We’ve all heard the maxim, “reduce, reuse, recycle,” and now there’s a company that’s actively following its tenets and encouraging its customers to do the same.
Georgia-Pacific Professional, a company that produces paper products for the foodservice industry, along with other services, earlier this year teamed up with the National Restaurant Association to research the recycling practices of restaurant operators and the effects on consumer perceptions, traffic, and sales.
The company is also teaming up with Starbucks in a recycling trial that Georgia-Pacific Professional would love to expand if it’s successful.
John Mulcahy, vice president, strategy and category effectiveness, says Georgia-Pacific Professional is constantly looking for new ways to find fiber to manufacture its products.
He talks to RMGT:
How is Georgia-Pacific Professional working with the National Restaurant Association?
Our work with the National Restaurant Association has been an effort to better understand consumer and operator preferences and behaviors when it comes to increased recycling. There are materials that Georgia-Pacific Professional would find quite valuable in the waste streams if there is a supply chain that can get that waste paper to our recycled tissue mills at a cost that is competitive with our other sources of fiber.
So working with the NRA, we have found that both consumers and operators see benefit in the recycling process.
What are you doing with Starbucks?
We’re going through a period of experimental discovery with Starbucks. It’s been collecting used coffee cups at its  Chicago locations and we’ll use them as raw material—Georgia-Pacific’s mill in Green Bay, Wisconsin, will turn them into napkins.
We also get other products like boxes from grocery stores and they go into a recipe to make napkins.
What are some of the challenges with this?
There are three challenges to this:
1. Consumer behavior. You’re asking a consumer to do something different with their cup than they’ve done before—they put it into a different receptacle [for us to collect]. But we know most customers leave before they’ve finished their coffee so we have to look at how to expand this program.
2. The amount of contamination in those cups is something we have to overcome. So even though it’s supposed to be just cups and sleeves, there are lids and stirrers, etc. It has to make economic sense so that the recycling companies [who collect the cups] want to process them.

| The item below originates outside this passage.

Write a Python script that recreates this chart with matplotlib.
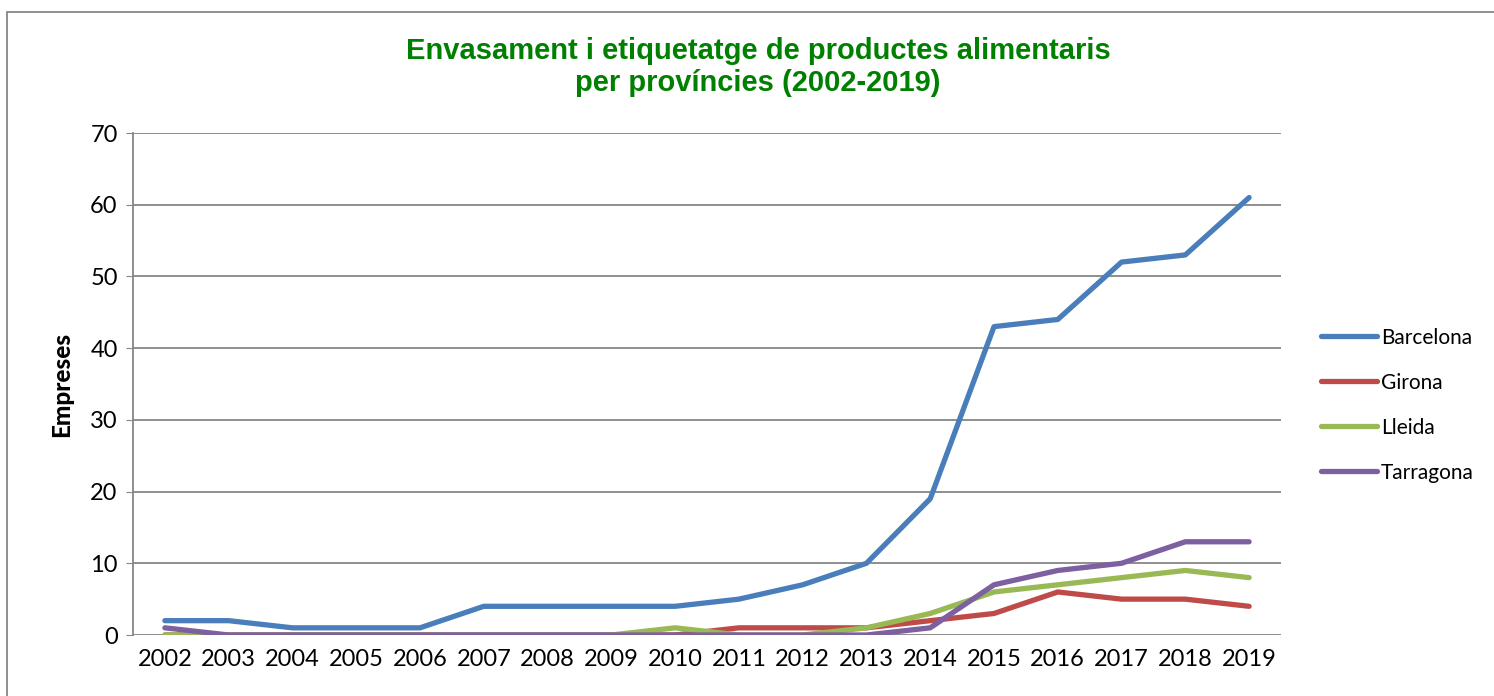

3. Once [the processed cups] get to the paper mill, are they pulpable? We’ve found that’s the smallest of the challenges. We can separate the polyethylene lining on the cup quite easily and we do like the product. We‘ve proven we can process it but for this to be viable long-term we need to prove we can get it to the mill with a cost that’s competitive with other forms of fiber.
We’re trying to prove this cost part. One of the big challenges we need right now is scale.
What are your goals with this recycling program?
Our goal is to have this in all Starbucks and other foodservice locations across the country.
We’ve been in discussion with some customers who have heard of it, but at this point we have not moved forward with a trial to include them.
Could it expand beyond cups?
It could include other products that foodservice facilities have, too—paper plates, fry scoops, sandwich boxes. There are lots of products they use that are paper based so if we can get them to our facility relatively clean and at a reasonable cost, we are interested in buying them.
It’s not just about cups but is about all the material that’s going into the waste stream. Is there a more valuable use for that product than going into the landfill?
What do you think are the biggest problems in terms of sustainability in restaurants today?
The biggest problem is doing the right thing, but doing it in an economically viable way. The restaurant industry has made, and will continue to make, good decisions regarding sustainability. [Restaurants] have made a lot of progress in reducing their waste, in using their resources more efficiently.
For example, we’ve seen the size of napkins shrink, which helps with cost and waste. We have also seen [restaurants] limit the number of napkins their customers take.
Their customers are making purchasing decisions every day. They need to look at how their products make people’s lives better and use resources efficiently while providing that. It can be part of their marketing strategies. We try to help customers understand what the tradeoffs are.